How to Care for Your Knives to Ensure Longevity and Maintain Sharpness

If you've invested in high-quality knives, it's essential to give them the care they deserve. Proper maintenance ensures you'll always have a razor-sharp blade ready to go. But before we delve into knife care, let’s first discuss the basics of knife safety.
Knife Safety Tips
The best knife advice I ever received came from a sous chef I worked with years ago. He told me, "A falling knife has no handle." This serves as a reminder to never try to catch a knife that’s falling off a counter or cutting board. While it may feel like instinct to grab it, remember: a damaged blade is a minor inconvenience compared to a trip to the emergency room.
Proper Knife Grip
The Way You Hold a Knife Matters for Safety
The safest and most controlled way to hold a knife is the two-finger pinch. Grip the knife with your dominant hand, pinching the base of the blade just above the handle with your thumb and index finger. Your index finger's knuckle should rest along the spine of the knife, with the fingertip pointing down toward the blade. The rest of your fingers should curl around the handle, with the blade resting on your middle finger. This hold gives you maximum control over the knife, especially the tip, while also providing better leverage for cutting.
Kitchen Knives Should Only Be Used for Cutting Food
Once you’ve mastered holding a knife properly, it’s important to use it in a way that doesn’t damage the blade. Always use knives strictly for cutting food. Don’t use them for tasks like prying open cans or ripping through packaging. These actions can not only damage the knife but can also be dangerous due to the pressure involved, which might cause the knife to slip. And never cut in mid-air or hold items in your hand while cutting—always use a cutting board for safety.
Why Keeping Your Knife Sharp is Essential
A dull knife is more dangerous than a sharp one. While using a sharp knife may feel intimidating, it’s actually the safest choice. A dull blade requires extra force to cut, increasing the likelihood of slippage and injury. A sharp knife cuts effortlessly through food with minimal force. Regular honing and sharpening are essential for maintaining both the safety and performance of your knife.
Honing vs. Sharpening
Honing and sharpening are both methods to keep your knife’s edge in optimal condition.
What is Honing?
Honing is the process of running your knife’s blade along a honing steel or rod to realign the edge. It doesn't sharpen the blade but restores its alignment, making the edge feel sharper.
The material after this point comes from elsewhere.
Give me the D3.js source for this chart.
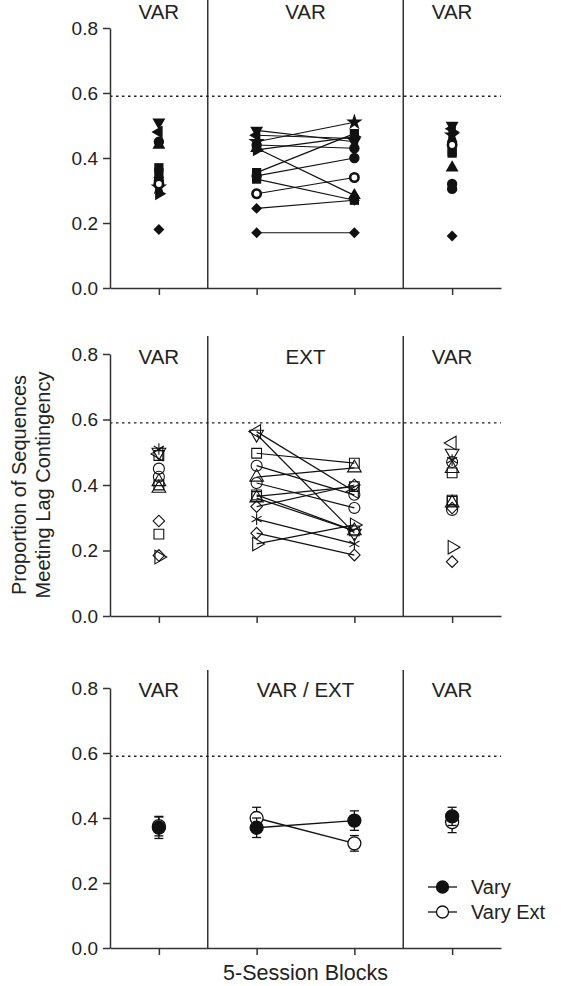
<!DOCTYPE html>
<html><head><meta charset="utf-8">
<script src="https://cdn.jsdelivr.net/npm/d3@7"></script>
<style>
html,body{margin:0;padding:0;background:#fff;}
svg{display:block;font-family:"Liberation Sans",Arial,Helvetica,sans-serif;}
</style></head>
<body><svg id="chart" width="561" height="986"></svg>
<script>
// ---------- DATA ----------
const blocks = [1, 2, 3, 4];
const yTicks = [0, 0.2, 0.4, 0.6, 0.8];
const criterion = 0.59;
const topHeaders = ["VAR", "VAR", "VAR"];
const midHeaders = ["VAR", "EXT", "VAR"];
const botHeaders = ["VAR", "VAR / EXT", "VAR"];

// Top panel: individual subjects (filled symbols), values at blocks 1..4
const topSymbols = ["triDown","triLeft","circle","square","square","circle","star","triRight","diamond","diamond","ring","triangle"];
const topValues = [
  [0.51, 0.485, 0.45, 0.50],
  [0.48, 0.47, 0.46, 0.49],
  [0.45, 0.44, 0.43, 0.32],
  [0.37, 0.355, 0.475, 0.42],
  [0.355, 0.335, 0.27, 0.415],
  [0.33, 0.345, 0.40, 0.305],
  [0.31, 0.45, 0.51, 0.47],
  [0.29, 0.425, 0.465, 0.48],
  [0.18, 0.17, 0.17, 0.16],
  [0.34, 0.245, 0.27, 0.45],
  [0.32, 0.29, 0.34, 0.44],
  [0.44, 0.43, 0.285, 0.37]
];

// Middle panel: individual subjects (open symbols)
const midSymbols = ["triLeft","triDown","square","circle","triangle","circle","square","triangle","diamond","asterisk","diamond","triRight","square"];
const midValues = [
  [0.495, 0.563, 0.38, 0.528],
  [0.50, 0.555, 0.253, 0.497],
  [0.49, 0.497, 0.467, 0.437],
  [0.45, 0.459, 0.37, 0.47],
  [0.41, 0.424, 0.452, 0.45],
  [0.425, 0.406, 0.33, 0.324],
  [0.40, 0.365, 0.395, 0.354],
  [0.39, 0.36, 0.26, 0.345],
  [0.29, 0.334, 0.40, 0.33],
  [0.51, 0.296, 0.22, 0.476],
  [0.185, 0.253, 0.186, 0.166],
  [0.18, 0.22, 0.278, 0.21],
  [0.25, 0.37, 0.26, 0.35]
];

// Bottom panel: group means with error bars
const groupNames = ["Vary", "Vary Ext"];
const varyMean = [0.37, 0.37, 0.392, 0.405];
const varyErr = [0.033, 0.03, 0.03, 0.028];
const varyExtMean = [0.375, 0.40, 0.322, 0.387];
const varyExtErr = [0.03, 0.033, 0.024, 0.032];

// ---------- DRAW ----------
const svg = d3.select("#chart");
const x = d3.scaleLinear().domain([0.5, 4.5]).range([110, 501]);
const axisColor = "#333";
const panels = [
  {top: 28, bottom: 288, divTop: 0, headY: 19, headers: topHeaders},
  {top: 354, bottom: 616, divTop: 336, headY: 364, headers: midHeaders},
  {top: 688, bottom: 948, divTop: 670, headY: 697, headers: botHeaders}
];

const asteriskType = {
  draw(ctx, size) {
    const r = Math.sqrt(size) * 0.6;
    for (let i = 0; i < 3; i++) {
      const a = Math.PI / 2 + i * Math.PI / 3;
      ctx.moveTo(r * Math.cos(a), r * Math.sin(a));
      ctx.lineTo(-r * Math.cos(a), -r * Math.sin(a));
    }
  }
};
function symPath(kind, size) {
  const g = d3.symbol().size(size);
  switch (kind) {
    case "circle": case "ring": return g.type(d3.symbolCircle)();
    case "square": return g.type(d3.symbolSquare)();
    case "diamond": return d3.symbol().size(size * 0.7).type(d3.symbolSquare)();
    case "star": return g.type(d3.symbolStar)();
    case "asterisk": return g.type(asteriskType)();
    default: return d3.symbol().size(size * 0.85).type(d3.symbolTriangle)();
  }
}
function symRot(kind) {
  return {triDown: 180, triLeft: -90, triRight: 90, diamond: 45}[kind] || 0;
}

panels.forEach((p, pi) => {
  const y = d3.scaleLinear().domain([0, 0.8]).range([p.bottom, p.top]);
  p.y = y;
  const g = svg.append("g");

  [1.5, 3.5].forEach(d => {
    g.append("line").attr("x1", x(d)).attr("x2", x(d))
      .attr("y1", p.divTop).attr("y2", p.bottom)
      .attr("stroke", axisColor).attr("stroke-width", 1.5);
  });
  g.append("line").attr("x1", x(0.5)).attr("x2", x(4.5))
    .attr("y1", y(criterion)).attr("y2", y(criterion))
    .attr("stroke", "#222").attr("stroke-width", 1.3).attr("stroke-dasharray", "2.5,3.5");

  const ya = g.append("g").attr("transform", `translate(${x(0.5)},0)`)
    .call(d3.axisLeft(y).tickValues(yTicks).tickFormat(d3.format(".1f")).tickSize(7).tickSizeOuter(0).tickPadding(5));
  const xa = g.append("g").attr("transform", `translate(0,${p.bottom})`)
    .call(d3.axisBottom(x).tickValues(blocks).tickFormat("").tickSize(7).tickSizeOuter(0));
  [ya, xa].forEach(a => {
    a.selectAll("path,line").attr("stroke", axisColor).attr("stroke-width", 1.5);
    a.selectAll("text").attr("fill", "#222").style("font-size", "19px").style("font-family", "Liberation Sans, Arial, sans-serif");
  });

  const centers = [1, 2.5, 4];
  p.headers.forEach((h, i) => {
    g.append("text").attr("x", x(centers[i])).attr("y", p.headY)
      .attr("text-anchor", "middle").attr("fill", "#222").style("font-size", "20.5px").text(h);
  });
});

function drawSubjects(p, syms, vals, open) {
  const y = p.y;
  const g = svg.append("g");
  vals.forEach(v => {
    g.append("line").attr("x1", x(blocks[1])).attr("y1", y(v[1]))
      .attr("x2", x(blocks[2])).attr("y2", y(v[2]))
      .attr("stroke", "#111").attr("stroke-width", 1.2);
  });
  vals.forEach((v, si) => {
    const kind = syms[si];
    blocks.forEach((b, bi) => {
      const path = g.append("path")
        .attr("d", symPath(kind, open ? 95 : 85))
        .attr("transform", `translate(${x(b)},${y(v[bi])}) rotate(${symRot(kind)})`);
      if (open) {
        path.attr("fill", "none").attr("stroke", "#111").attr("stroke-width", 1.1);
      } else if (kind === "ring") {
        path.attr("d", symPath(kind, 55)).attr("fill", "#fff").attr("stroke", "#111").attr("stroke-width", 2.6);
      } else {
        path.attr("fill", "#111");
      }
    });
  });
}
drawSubjects(panels[0], topSymbols, topValues, false);
drawSubjects(panels[1], midSymbols, midValues, true);

(function () {
  const p = panels[2], y = p.y;
  const g = svg.append("g");
  const groups = [
    {m: varyExtMean, e: varyExtErr, fill: "#fff"},
    {m: varyMean, e: varyErr, fill: "#111"}
  ];
  groups.forEach(gr => {
    g.append("line").attr("x1", x(blocks[1])).attr("y1", y(gr.m[1]))
      .attr("x2", x(blocks[2])).attr("y2", y(gr.m[2]))
      .attr("stroke", "#111").attr("stroke-width", 1.3);
  });
  groups.forEach(gr => {
    blocks.forEach((b, i) => {
      const cx = x(b), lo = y(gr.m[i] - gr.e[i]), hi = y(gr.m[i] + gr.e[i]);
      g.append("line").attr("x1", cx).attr("x2", cx).attr("y1", lo).attr("y2", hi).attr("stroke", "#111").attr("stroke-width", 1.3);
      [lo, hi].forEach(yy => g.append("line").attr("x1", cx - 4.5).attr("x2", cx + 4.5).attr("y1", yy).attr("y2", yy).attr("stroke", "#111").attr("stroke-width", 1.3));
      g.append("circle").attr("cx", cx).attr("cy", y(gr.m[i])).attr("r", 6.5)
        .attr("fill", gr.fill).attr("stroke", "#111").attr("stroke-width", 1.3);
    });
  });
  const lg = svg.append("g");
  const legendFills = ["#111", "#fff"];
  groupNames.forEach((n, i) => {
    const ly = 887 + i * 25;
    lg.append("line").attr("x1", 428).attr("x2", 457).attr("y1", ly).attr("y2", ly).attr("stroke", "#111").attr("stroke-width", 1.3);
    lg.append("circle").attr("cx", 442.5).attr("cy", ly).attr("r", 6).attr("fill", legendFills[i]).attr("stroke", "#111").attr("stroke-width", 1.3);
    lg.append("text").attr("x", 471).attr("y", ly + 7).attr("fill", "#222").style("font-size", "20px").text(n);
  });
})();

svg.append("text").attr("x", x(2.5)).attr("y", 980).attr("text-anchor", "middle")
  .attr("fill", "#222").style("font-size", "21.5px").text("5-Session Blocks");
const yt = svg.append("text").attr("transform", "translate(0,485) rotate(-90)")
  .attr("text-anchor", "middle").attr("fill", "#222").style("font-size", "20px");
yt.append("tspan").attr("x", 0).attr("y", 26).text("Proportion of Sequences");
yt.append("tspan").attr("x", 0).attr("y", 50).text("Meeting Lag Contingency");
</script></body></html>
Over time, regular use causes small dings and wear that distort the edge, and honing straightens it out without removing material from the blade.
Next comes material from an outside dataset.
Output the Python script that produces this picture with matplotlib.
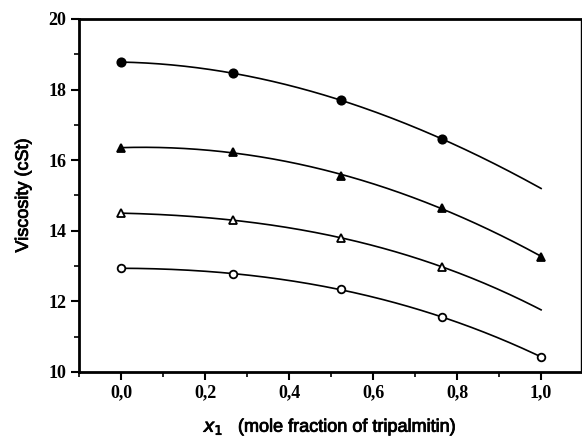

To maximize the lifespan of your knife, it’s important to hone it after each use. You’ll need a honing steel, which you can find online or at the same place you purchased your knife. Hold the steel in your left hand at a slight upward angle, tilted away from you. Grip your knife in your right hand, and with the edge facing the base of the blade, position it on top of the steel. Tilt the knife at a 20-degree angle and pull it towards you down the steel, moving the blade to the right. Finish with the tip of the knife near the steel handle. Repeat on the other side, alternating between 5 to 7 passes. Always move cautiously, as drawing the knife toward yourself can be risky.
Sharpening Your Knife
Unlike honing, sharpening involves grinding down the knife's edge to remove material and create a sharper, thinner blade. There are several ways to sharpen a knife, but the two most common methods are using a tabletop sharpener or a whetstone (or sharpening stone ) in the kitchen.
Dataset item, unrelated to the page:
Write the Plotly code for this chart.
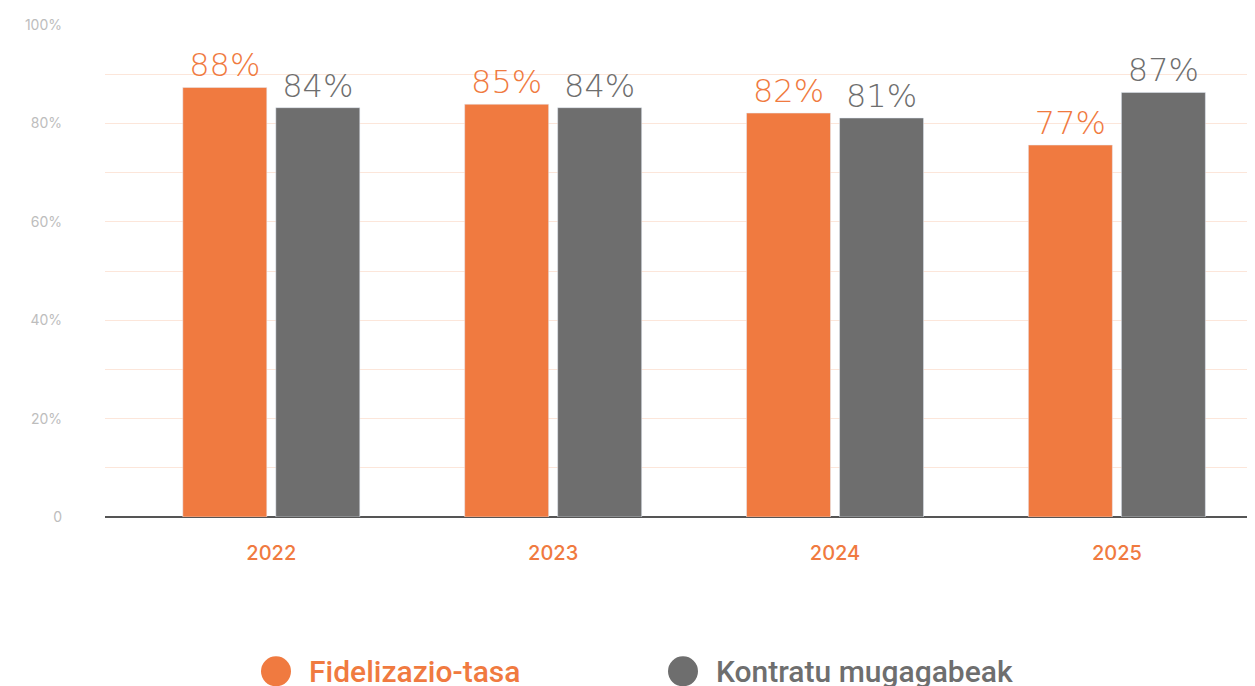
import plotly.graph_objects as go

years = ['2022', '2023', '2024', '2025']
fidelizazio = [87.3, 83.9, 82.1, 75.6]
fidelizazio_labels = ['88%', '85%', '82%', '77%']
kontratu = [83.2, 83.2, 81.1, 86.3]
kontratu_labels = ['84%', '84%', '81%', '87%']
y_ticks = [0, 10, 20, 30, 40, 50, 60, 70, 80, 90, 100]
y_ticktext = ['0', '', '20%', '', '40%', '', '60%', '', '80%', '', '100%']
legend_names = ['Fidelizazio-tasa', 'Kontratu mugagabeak']

orange = '#f07a40'
gray = '#6e6e6e'
label_font = 'DejaVu Sans'

fig = go.Figure()
fig.add_trace(go.Bar(x=years, y=fidelizazio, text=fidelizazio_labels, name=legend_names[0],
                     marker_color=orange, textposition='outside', cliponaxis=False,
                     textfont=dict(size=32, color=orange, family=label_font, weight=300)))
fig.add_trace(go.Bar(x=years, y=kontratu, text=kontratu_labels, name=legend_names[1],
                     marker_color=gray, textposition='outside', cliponaxis=False,
                     textfont=dict(size=32, color=gray, family=label_font, weight=300)))

# page body adds 8px, so margins are shifted to compensate
fig.update_layout(
    barmode='group', bargap=0.34, bargroupgap=0.097,
    width=1255, height=686, showlegend=False,
    plot_bgcolor='white', paper_bgcolor='white',
    margin=dict(l=97, r=8, t=15, b=177),
    font=dict(family='Inter'),
)
fig.update_xaxes(range=[-0.59, 3.49], showgrid=False, showline=False, zeroline=False,
                 ticks='', ticklabelstandoff=22,
                 tickfont=dict(size=20, color=orange, family='Inter', weight=500))
fig.update_yaxes(range=[0, 100], tickvals=y_ticks, ticktext=y_ticktext,
                 gridcolor='#fce6da', gridwidth=1, zeroline=True, zerolinecolor='#555555',
                 zerolinewidth=1.5, ticklabelstandoff=42,
                 tickfont=dict(size=14, color='#bdbdbd', family='Inter'))

# legend drawn by hand so the circles can be large
legend_items = [(legend_names[0], orange, 276), (legend_names[1], gray, 683)]
for name, col, px_x in legend_items:
    xp = (px_x - 105) / 1150
    yp = (517 - 672) / 494
    fig.add_shape(type='circle', xref='paper', yref='paper', xsizemode='pixel', ysizemode='pixel',
                  xanchor=xp, yanchor=yp, x0=-15, x1=15, y0=-15, y1=15,
                  fillcolor=col, line_width=0)
    fig.add_annotation(xref='paper', yref='paper', x=xp, y=yp, xshift=31, xanchor='left',
                       yanchor='middle', text=name, showarrow=False,
                       font=dict(size=30, color=col, family='Roboto', weight=500))

fig.write_html("out.html")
Extra Tips for Maintaining Your Knife's Sharpness
Once you’ve put the effort into sharpening your knife, it’s crucial to maintain the edge to extend the time between sharpening sessions. While knives are made from tough, durable steel, the edges are still delicate and require proper care to stay sharp. Always use a plastic or wooden cutting board—never glass. Glass boards can quickly dull your knife’s edge.
When using a cutting board, resist the urge to scrape your knife across it to push onions into a pan or move diced vegetables. This is a big mistake. Scraping the blade against the board damages the edge, making it dull faster and requiring more frequent sharpening. In the long run, this can even ruin your knife. Instead, flip the knife over and use the blunt spine to gently push food to the side.
Proper Cleaning and Storage
If there's one rule to remember, it’s this: Never, under any circumstances, place your knife in the dishwasher. The banging around, combined with the heat and pressure from the water, will ruin your blade. Similarly, don’t drop your knife in the sink, as clattering against the metal can dull the edge. After using your knife, either leave it on your cutting board until you're ready to clean up or wash it immediately by hand, dry it thoroughly, and store it properly. This simple routine will significantly prolong the life of your blade.
Ultimately, the best storage option for your knife depends on your kitchen setup. By regularly honing, sharpening, and following good cleaning practices, you can keep your knife in excellent condition for years to come.